State of the art technology, machinery and engineering ingenuity in line with modern International Best Practices have been employed to construct the bridge. About 80,000 MT of high strength structural steel has been used for construction of the bridge. This will be India’s first and only fully welded large span steel concrete composite girder bridge. 1.25 km long train of girders weighing 17,000 MT pulled over a length of 5km for launching of the girders from south bank.
Bogibeel Bridge is the third bridge to be opened by Modi government over the Brahmaputra within two years. The strategically located bridge is very important from a security point of view in the wake of Chinese activities in Arunachal Pradesh. Another major bridge opened by Modi government in last year is Dhola Sadiya Bridge (also known as Bhupen Hazarika Bridge) which connects the state of Assam to Arunachal Pradesh. This bridge is built on Lohit River, a tributary of Brahmaputra and is located in the northern corner of Assam near the border of China.
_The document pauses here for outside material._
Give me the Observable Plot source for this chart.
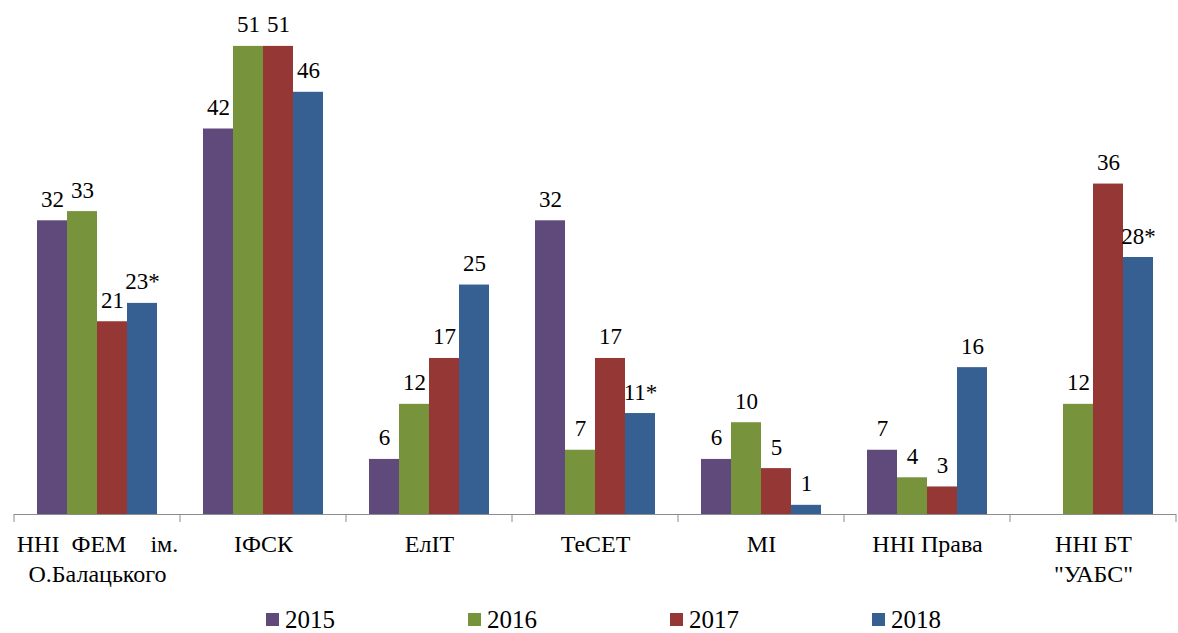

This 9.15 km long bridge happens to be longest bridge in the country and it will make movement on Brahmaputra River very easy.
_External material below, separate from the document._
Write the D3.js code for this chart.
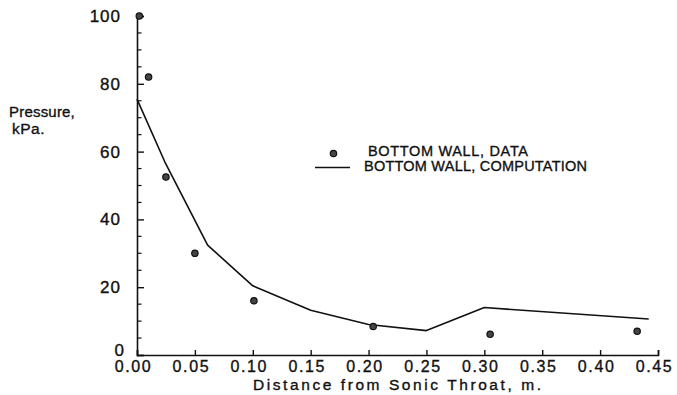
<!DOCTYPE html>
<html>
<head>
<meta charset="utf-8">
<script src="https://cdn.jsdelivr.net/npm/d3@7"></script>
<style>
  body { margin: 0; background: #fff; }
  svg text { font-family: "Liberation Sans", Arial, sans-serif; fill: #111; stroke: #111; stroke-width: 0.35px; }
</style>
</head>
<body>
<svg id="chart" width="677" height="395"></svg>
<script>
// Measured wall pressure along the nozzle (dots)
const dataX = [0.002, 0.010, 0.025, 0.050, 0.101, 0.204, 0.305, 0.432];
const dataP = [100, 82, 52.5, 30, 16, 8.4, 6.1, 7.0];

// Computed wall pressure (solid line)
const compX = [0.000, 0.024, 0.061, 0.100, 0.150, 0.200, 0.250, 0.300, 0.442];
const compP = [75.5, 57, 32.4, 20.4, 13.2, 9.0, 7.2, 14.0, 10.6];

// Axis ticks
const xTicks = [0.00, 0.05, 0.10, 0.15, 0.20, 0.25, 0.30, 0.35, 0.40, 0.45];
const yTicks = [0, 20, 40, 60, 80, 100];
const yMinorTicks = [5, 10, 15, 25, 30, 35, 45, 50, 55, 65, 70, 75, 85, 90, 95];

const legendLabels = ["BOTTOM  WALL,  DATA", "BOTTOM  WALL,  COMPUTATION"];
const yTitle = ["Pressure,", "kPa."];
const xTitle = "Distance from Sonic Throat, m.";

const svg = d3.select("#chart");
const ink = "#111";

const x = d3.scaleLinear().domain([0, 0.45]).range([137, 658]);
const y = d3.scaleLinear().domain([0, 100]).range([355, 16]);

// Y axis: major ticks every 20, minor every 5, drawn inward
const yAxis = svg.append("g")
  .attr("transform", `translate(${x(0)},0)`)
  .call(d3.axisLeft(y).tickValues(yTicks).tickSize(-7).tickPadding(16).tickFormat(d3.format("d")));
yAxis.select(".domain").attr("stroke", ink).attr("stroke-width", 1.6);
yAxis.selectAll(".tick line").attr("stroke", ink).attr("stroke-width", 1.4);
yAxis.selectAll(".tick text")
  .attr("font-size", 17).attr("letter-spacing", 1).attr("fill", ink)
  .attr("font-family", "Liberation Sans, Arial, sans-serif")
  .attr("dx", d => d === 0 ? 4 : 0)
  .attr("dy", d => d === 0 ? "0.02em" : "0.32em");

svg.append("g").selectAll("line").data(yMinorTicks).join("line")
  .attr("x1", x(0)).attr("x2", x(0) + 4.5)
  .attr("y1", d => y(d)).attr("y2", d => y(d))
  .attr("stroke", ink).attr("stroke-width", 1.2);

// X axis: ticks every 0.05, drawn upward
const xAxis = svg.append("g")
  .attr("transform", `translate(0,${y(0)})`)
  .call(d3.axisBottom(x).tickValues(xTicks).tickSize(-5).tickPadding(7).tickFormat(d3.format(".2f")));
xAxis.select(".domain").attr("stroke", ink).attr("stroke-width", 1.6);
xAxis.selectAll(".tick line").attr("stroke", ink).attr("stroke-width", 1.4);
xAxis.selectAll(".tick text")
  .attr("font-size", 16).attr("letter-spacing", 1.6).attr("fill", ink)
  .attr("font-family", "Liberation Sans, Arial, sans-serif")
  .attr("dx", -4).attr("dy", "0.62em");

// Computed pressure line
const line = d3.line().x((d, i) => x(compX[i])).y((d, i) => y(compP[i]));
svg.append("path")
  .datum(compP)
  .attr("d", line)
  .attr("fill", "none")
  .attr("stroke", ink)
  .attr("stroke-width", 1.6)
  .attr("stroke-linejoin", "round");

// Measured points
svg.append("g").selectAll("circle").data(dataP).join("circle")
  .attr("cx", (d, i) => x(dataX[i]))
  .attr("cy", d => y(d))
  .attr("r", 3.2)
  .attr("fill", "#444")
  .attr("stroke", ink)
  .attr("stroke-width", 1.2);

// Axis titles
svg.append("text").attr("x", 9).attr("y", 117).attr("font-size", 15)
  .attr("letter-spacing", 0.2).text(yTitle[0]);
svg.append("text").attr("x", 12).attr("y", 134).attr("font-size", 15.5)
  .attr("letter-spacing", 0.5).text(yTitle[1]);
svg.append("text")
  .attr("x", 253).attr("y", 390)
  .attr("font-size", 15.5)
  .attr("textLength", 288).attr("lengthAdjust", "spacing")
  .text(xTitle);

// Legend
const lg = svg.append("g");
lg.append("circle").attr("cx", 333.5).attr("cy", 153.5).attr("r", 3.2)
  .attr("fill", "#444").attr("stroke", ink).attr("stroke-width", 1.2);
lg.append("text").attr("x", 368).attr("y", 156).attr("font-size", 14.5)
  .attr("textLength", 160).attr("lengthAdjust", "spacing").text(legendLabels[0]);
lg.append("line").attr("x1", 315).attr("x2", 350).attr("y1", 167.5).attr("y2", 167.5)
  .attr("stroke", ink).attr("stroke-width", 1.4);
lg.append("text").attr("x", 364).attr("y", 170.5).attr("font-size", 14.5)
  .attr("textLength", 223).attr("lengthAdjust", "spacing").text(legendLabels[1]);
</script>
</body>
</html>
The connectivity to the region has been so poor that capitals of Mizoram, Meghalaya, Manipur, Sikkim, and Nagaland still do not have railway connectivity. Only Assam and Arunachal Pradesh are connected through the giant network of Indian railways. The intra-region connectivity is also very poor due to a variety of reasons including difficult terrain and tough weather. The insurgency inflicted law and order problem also barred the development of the region for decades. However, the biggest problem for intra-region connectivity in the region has been the mighty Brahmaputra River.
The 3,848 km long river is prone to catastrophic flooding due to snow melting at the Himalayas, the river is an example of a braided river and is susceptible to channel migration and avulsion. The building of bridges on the Brahmaputra can be carried out on the Brahmaputra for only half a year as for the rest of the year, the flow of the river is too sharp to build anything. The difficulty in infrastructure development is the reason that despite covering most of the Assam, only three bridges were opened in the last seven decades.